RICHARD LINKLATER’S TIME LAPSE NOVELTY BOYHOOD: SAME TIME NEXT YEAR, TIMES 12

Six years ago, movie audiences took in The Truman Show, an art-imitates-life-imitates-art film about a man who discovers his entire life has been the subject of a long-running television soap opera. In director Peter Weir’s movie, Truman’s typical day ran like clockwork complete with product placement and interwoven, random commercial breaks. Nothing rang true about this man’s life except that it might have played out on a studio back lot in Burbank, California.

That same year, entertainment and media journalist Neal Gabler’s book Life the Movie restated the sentiment from Shakespeare’s As You Like It that “all the world’s a stage.” Each of us is the star of our own little movie, pundit after pundit proclaims, and sooner or later, many of us with no warning experience our own fifteen minutes of fame. Just ask Kato Kaelin of OJ Simpson trial fame.

What, then, could be new about a movie entering cinemas with the deceptively simply title of filmmaker Richard Linklater’s new feature, Boyhood?

Try this: Linklater’s latest offering follows the same cast and same characters over the course of more than a decade. During that span, the story reveals not only the growth and change of the title character, but also that of the actor who portrays him, a six-year-old boy who becomes an 18-year-old young man on screen. Same character. Same actor. 12 years.

“I was trying to make a movie about childhood,” Linklater discloses on camera doing publicity for the film’s release. “I just had this one big idea. I thought, ‘Well, how about get the same cast. We’ll film a little bit each year.’ Like, ‘Well, could you do that? Would it work for a movie?’”

Casting a film with such a longitudinal premise would mean finding actors who could reasonably expect to commit to a project of such an unusual vertical scope: Each of them would need to be flexible enough so that the group could find a handful of days in common to shoot the various scenes every year, one after the other, until the child of six reached the age when most teens graduate from high school.

Linklater turned to a quartet which includes Ethan Hawke in the role of the father, Patricia Arquette as the mother. Their daughter is played by the director’s own daughter, Lorelei, who was nine-years-old at the time cameras first rolled.

In the role of the title character, the boy in Boyhood, the man who made his directorial debut in Austin, Texas, with Dazed and Confused, settled on a home-grown Austin native, Ellar Coltrane, to play the boy who grows up before the camera’s lens. The press notes for the film refer to the result as a “breakthrough performance” for the teen. Perhaps one-of-a-kind might have been a more literal way to describe it?

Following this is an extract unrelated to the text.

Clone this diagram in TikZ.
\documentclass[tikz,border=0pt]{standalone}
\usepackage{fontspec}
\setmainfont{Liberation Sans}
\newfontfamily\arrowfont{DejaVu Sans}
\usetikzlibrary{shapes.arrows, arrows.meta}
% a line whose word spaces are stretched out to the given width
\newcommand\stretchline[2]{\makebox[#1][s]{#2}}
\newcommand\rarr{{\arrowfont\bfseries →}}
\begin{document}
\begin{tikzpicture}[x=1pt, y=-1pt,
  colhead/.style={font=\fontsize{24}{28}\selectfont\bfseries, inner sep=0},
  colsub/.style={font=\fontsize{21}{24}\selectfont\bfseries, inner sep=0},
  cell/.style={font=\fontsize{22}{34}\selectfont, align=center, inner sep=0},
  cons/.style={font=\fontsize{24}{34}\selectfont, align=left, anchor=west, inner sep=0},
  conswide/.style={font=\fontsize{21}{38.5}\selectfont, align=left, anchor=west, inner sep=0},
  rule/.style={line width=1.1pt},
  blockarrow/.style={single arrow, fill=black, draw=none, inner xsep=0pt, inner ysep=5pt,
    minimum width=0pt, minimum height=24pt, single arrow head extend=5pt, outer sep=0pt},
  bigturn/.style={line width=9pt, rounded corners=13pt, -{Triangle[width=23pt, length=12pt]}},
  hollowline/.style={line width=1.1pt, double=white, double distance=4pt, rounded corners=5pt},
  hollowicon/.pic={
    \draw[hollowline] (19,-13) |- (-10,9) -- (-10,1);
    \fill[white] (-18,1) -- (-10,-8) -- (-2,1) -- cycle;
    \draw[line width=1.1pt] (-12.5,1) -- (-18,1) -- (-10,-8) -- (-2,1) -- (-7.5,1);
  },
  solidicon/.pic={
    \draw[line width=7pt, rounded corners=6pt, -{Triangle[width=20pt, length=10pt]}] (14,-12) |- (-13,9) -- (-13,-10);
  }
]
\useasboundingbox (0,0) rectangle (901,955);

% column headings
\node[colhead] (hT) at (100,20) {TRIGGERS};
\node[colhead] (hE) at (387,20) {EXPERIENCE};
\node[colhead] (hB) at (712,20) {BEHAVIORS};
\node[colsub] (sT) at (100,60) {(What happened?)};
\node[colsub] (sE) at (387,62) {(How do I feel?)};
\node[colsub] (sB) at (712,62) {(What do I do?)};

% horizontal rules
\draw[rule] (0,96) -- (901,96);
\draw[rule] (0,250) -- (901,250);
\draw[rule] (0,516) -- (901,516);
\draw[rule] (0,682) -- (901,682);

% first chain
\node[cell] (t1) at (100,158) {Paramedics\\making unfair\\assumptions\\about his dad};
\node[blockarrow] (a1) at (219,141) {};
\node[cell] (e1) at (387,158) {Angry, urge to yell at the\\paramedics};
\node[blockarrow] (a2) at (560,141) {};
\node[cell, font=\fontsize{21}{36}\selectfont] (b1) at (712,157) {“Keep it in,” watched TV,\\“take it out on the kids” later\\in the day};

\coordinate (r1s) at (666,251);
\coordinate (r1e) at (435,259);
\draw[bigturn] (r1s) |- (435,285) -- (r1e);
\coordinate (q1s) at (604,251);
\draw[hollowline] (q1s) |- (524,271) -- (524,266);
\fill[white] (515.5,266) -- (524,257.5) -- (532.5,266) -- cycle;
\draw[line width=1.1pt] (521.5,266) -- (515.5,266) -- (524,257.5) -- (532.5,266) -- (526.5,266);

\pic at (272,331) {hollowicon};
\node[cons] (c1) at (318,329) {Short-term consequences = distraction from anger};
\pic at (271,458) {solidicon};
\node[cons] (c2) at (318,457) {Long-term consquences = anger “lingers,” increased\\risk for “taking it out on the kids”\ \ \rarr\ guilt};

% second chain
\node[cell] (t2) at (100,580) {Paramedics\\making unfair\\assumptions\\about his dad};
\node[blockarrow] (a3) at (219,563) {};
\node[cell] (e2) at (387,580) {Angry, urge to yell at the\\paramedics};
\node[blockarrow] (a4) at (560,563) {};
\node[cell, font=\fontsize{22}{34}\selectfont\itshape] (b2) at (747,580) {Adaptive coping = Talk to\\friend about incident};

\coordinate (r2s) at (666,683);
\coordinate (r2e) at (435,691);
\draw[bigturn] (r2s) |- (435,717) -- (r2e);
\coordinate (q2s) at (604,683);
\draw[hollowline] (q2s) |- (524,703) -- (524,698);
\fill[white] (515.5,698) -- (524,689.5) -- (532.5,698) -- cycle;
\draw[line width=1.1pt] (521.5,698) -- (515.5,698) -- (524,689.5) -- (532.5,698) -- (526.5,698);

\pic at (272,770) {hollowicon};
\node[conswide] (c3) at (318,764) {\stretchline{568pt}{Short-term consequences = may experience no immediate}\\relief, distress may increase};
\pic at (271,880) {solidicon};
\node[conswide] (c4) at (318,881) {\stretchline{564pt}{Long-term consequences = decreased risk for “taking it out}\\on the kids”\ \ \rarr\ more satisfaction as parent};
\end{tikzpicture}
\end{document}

Arquette remembered the first conversation in this long adventure. “Richard called me, and he asked me, ‘What are you doing the next 12 years?’ And then he told me about this idea. I was – ‘I want to do it.’”

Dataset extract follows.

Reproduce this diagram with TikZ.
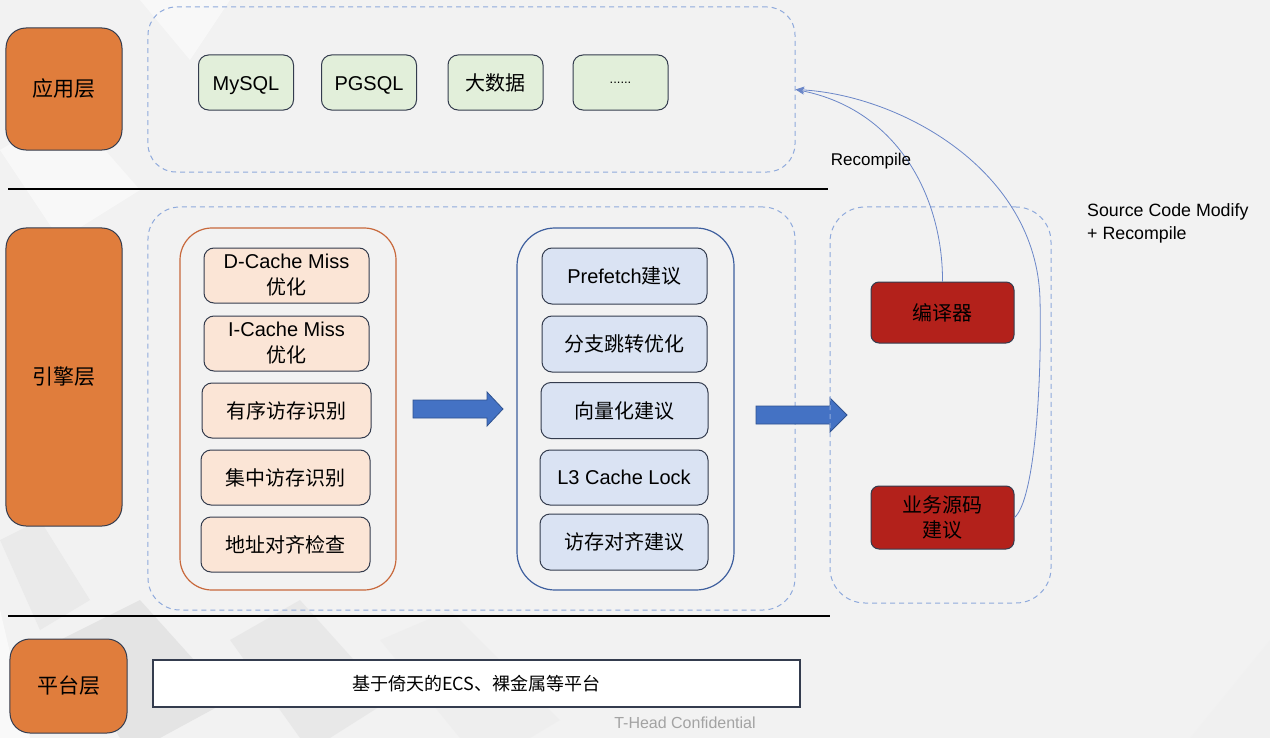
\documentclass[tikz,border=0pt]{standalone}
\usepackage{fontspec}
\setmainfont{Noto Sans CJK SC}
\newfontfamily\lat{Liberation Sans}
\usetikzlibrary{arrows.meta}
\definecolor{bgc}{HTML}{F2F2F2}
\definecolor{layerc}{HTML}{E07D3C}
\definecolor{darkb}{HTML}{343C4E}
\definecolor{greenf}{HTML}{E2EFDA}
\definecolor{peachf}{HTML}{FBE5D6}
\definecolor{bluef}{HTML}{DAE3F3}
\definecolor{dashc}{HTML}{8FAADC}
\definecolor{orangeb}{HTML}{C8693C}
\definecolor{blueb}{HTML}{3E5F9E}
\definecolor{redf}{HTML}{B3211B}
\definecolor{arrf}{HTML}{4472C4}
\definecolor{arrb}{HTML}{2F528F}
\definecolor{curvec}{HTML}{6A86C8}
\definecolor{grayt}{HTML}{A3A3A3}
\tikzset{
  lbl/.style={font=\fontsize{20bp}{24bp}\selectfont, align=center, text=black, inner sep=0pt},
  layerbox/.style={lbl, draw=darkb, fill=layerc, line width=1bp, rounded corners=20bp, font=\fontsize{21bp}{24bp}\selectfont},
  appbox/.style={lbl, draw=darkb, fill=greenf, line width=1bp, rounded corners=10bp, minimum width=95bp, minimum height=55bp},
  leftitem/.style={lbl, draw=darkb, fill=peachf, line width=1bp, rounded corners=10bp, minimum height=55bp, font=\fontsize{20bp}{26bp}\selectfont},
  rightitem/.style={lbl, draw=darkb, fill=bluef, line width=1bp, rounded corners=10bp, minimum height=56bp},
  redbox/.style={lbl, draw=darkb, fill=redf, line width=1bp, rounded corners=8bp, minimum width=143bp, font=\fontsize{20bp}{26bp}\selectfont},
  dashbox/.style={draw=dashc, dash pattern=on 5bp off 4bp, line width=1bp, inner sep=0pt},
  blockarrow/.style={fill=arrf, draw=arrb, line width=0.8bp},
  curvearrow/.style={draw=curvec, line width=0.8bp, -{Stealth[length=9bp,width=7bp]}},
  note/.style={font=\lat\fontsize{17.8bp}{23bp}\selectfont, text=black, inner sep=0pt, align=left}
}
\begin{document}
\begin{tikzpicture}[x=1bp, y=-1bp]
\useasboundingbox (0,0) rectangle (1270,738);
% background
\fill[bgc] (0,0) rectangle (1270,738);
\fill[white, opacity=0.5] (0,150) -- (70,110) -- (140,190) -- (60,240) -- cycle;
\fill[white, opacity=0.5] (140,0) -- (230,0) -- (190,60) -- cycle;
\fill[gray!20, opacity=0.6] (0,540) -- (40,520) -- (90,600) -- (40,630) -- cycle;
\fill[gray!28, opacity=0.6] (60,640) -- (140,600) -- (230,700) -- (160,738) -- (120,738) -- cycle;
\fill[gray!24, opacity=0.5] (230,640) -- (300,600) -- (390,700) -- (330,738) -- (300,738) -- cycle;
\fill[gray!16, opacity=0.5] (380,640) -- (450,610) -- (560,720) -- (530,738) -- (460,738) -- cycle;
\fill[white, opacity=0.6] (0,610) -- (30,738) -- (0,738) -- cycle;
\fill[gray!12, opacity=0.5] (1190,738) -- (1270,640) -- (1270,738) -- cycle;

% layer labels
\node[layerbox, minimum width=116bp, minimum height=122bp] (app) at (64,89) {应用层};
\node[layerbox, minimum width=116bp, minimum height=298bp] (eng) at (64,377) {引擎层};
\node[layerbox, minimum width=117bp, minimum height=94bp] (plat) at (68.5,686) {平台层};

% separators
\draw[black, line width=1.2bp] (8,189) -- (828,189);
\draw[black, line width=1.2bp] (8,616) -- (830,616);

% application layer
\node[dashbox, rounded corners=28bp, minimum width=647bp, minimum height=165bp] (appc) at (471.5,89.5) {};
\node[appbox] (mysql) at (246,82.5) {\raisebox{-3bp}[\height][\depth]{\lat MySQL}};
\node[appbox] (pgsql) at (369,82.5) {\raisebox{-3bp}[\height][\depth]{\lat PGSQL}};
\node[appbox] (bigdata) at (495.5,82.5) {大数据};
\node[appbox] (more) at (620.5,82.5) {\lat\fontsize{13bp}{15bp}\selectfont ......};

% engine layer
\node[dashbox, rounded corners=32bp, minimum width=647bp, minimum height=403bp] (engc) at (471.5,408.5) {};
\node[draw=orangeb, line width=1.2bp, rounded corners=32bp, minimum width=216bp, minimum height=362bp, inner sep=0pt] (leftc) at (288,409) {};
\node[leftitem, minimum width=165bp] (dc) at (286.5,275.5) {{\lat D-Cache Miss}\\[0bp]优化};
\node[leftitem, minimum width=165bp] (ic) at (286.5,343.5) {{\lat I-Cache Miss}\\[0bp]优化};
\node[leftitem, minimum width=169bp] (yx) at (286.5,410.5) {有序访存识别};
\node[leftitem, minimum width=169bp] (jz) at (285.5,477.5) {集中访存识别};
\node[leftitem, minimum width=169bp] (dz) at (285.5,544.5) {地址对齐检查};

\node[draw=blueb, line width=1.2bp, rounded corners=38bp, minimum width=217bp, minimum height=362bp, inner sep=0pt] (rightc) at (625.5,409) {};
\node[rightitem, minimum width=165bp] (pf) at (624.5,276) {{\lat Prefetch}建议};
\node[rightitem, minimum width=165bp] (fz) at (624.5,344) {分支跳转优化};
\node[rightitem, minimum width=167bp] (xl) at (624.5,410.5) {向量化建议};
\node[rightitem, minimum width=168bp, minimum height=55bp] (l3) at (624,477.5) {\lat L3 Cache Lock};
\node[rightitem, minimum width=168bp] (fc) at (624,542) {访存对齐建议};

% block arrows
\filldraw[blockarrow] (413,400) -- (487,400) -- (487,392) -- (503,409) -- (487,426) -- (487,418) -- (413,418) -- cycle;
\filldraw[blockarrow] (756,406) -- (830,406) -- (830,398) -- (847,415) -- (830,432) -- (830,424) -- (756,424) -- cycle;

% output side
\node[dashbox, rounded corners=35bp, minimum width=221bp, minimum height=396bp] (outc) at (940.5,405) {};
\node[redbox, minimum height=61bp] (cmp) at (942.5,312.5) {编译器};
\node[redbox, minimum height=63bp] (biz) at (942.5,517.5) {业务源码\\[-1bp]建议};

% feedback curves
\draw[curvearrow] (cmp.north) .. controls (943,200) and (900,110) .. (appc.east);
\draw[curvearrow] (biz.east) .. controls (1035,500) and (1042,380) .. (1040,300) .. controls (1037,170) and (900,95) .. (appc.east);

\node[note, anchor=center, font=\lat\fontsize{17bp}{20bp}\selectfont] (rc) at (871,161) {Recompile};
\node[note, anchor=west] (scm) at (1087,223.5) {Source Code Modify\\+ Recompile};

% platform layer
\node[draw=darkb, fill=white, line width=1.5bp, minimum width=647bp, minimum height=47bp, inner sep=0pt, font=\fontsize{18bp}{20bp}\selectfont] (platbox) at (476.5,683.5) {基于倚天的ECS、裸金属等平台};

\node[font=\lat\fontsize{16bp}{18bp}\selectfont, text=grayt, inner sep=0pt] (conf) at (685,723) {T-Head Confidential};
\end{tikzpicture}
\end{document}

In Linklater’s estimation, “It was such a leap of faith. It was so much to ask of everyone, for Ellar to mature on camera. It’s a big thing not many actors have gone through.”

Indeed.

Said Hawke, “Boyhood is a complete original. It’s the first movie I’ve ever done that is not like another movie.”

The actor might be forgiven for expressing himself on behalf of all actors everywhere – unless someone somewhere can think of a similar project that takes one cast comprised of the same actors paired with a blueprint that becomes a script-in-progress – over a decade, plus two. Not very likely.

Audiences over the years have followed the changing lives of a group of real-life characters in the long-running examination of the same 14 British individuals over the course of nearly half a century – the first installment when they were just seven years of age. That small screen saga doesn’t call on the same people to assume fictional guises in sequential order as they mature and/or age, separated by 365 days, over and over and – well, over. Boyhood splits an entirely different atom.

Linklater said it was like a reunion every year. Arquette likened to being like family. For movie audiences, the experience may seem like an extended, time-lapse home movie. Using words such as dazzling, soulful, spellbinding and astonishing, more than 130 critics have weighed with positive reviews on the website RottenTomatoes – a rarefied score of 98 as of this writing. A sampling of audience members totalling more than 17 thousand scored it a combined none-too-shabby 92.

The number of critics holding a different view? Two. One dissenter called it “meandering and unfocused.” Love it, hate it, Boyhood fulfills its director’s initial premise – everyone stuck with it, and the project came to fruition. Whether Linklater’s vision meets the test of time has been answered – at least in part. Boyhood, an IFC release, runs 168 minutes and is rated R.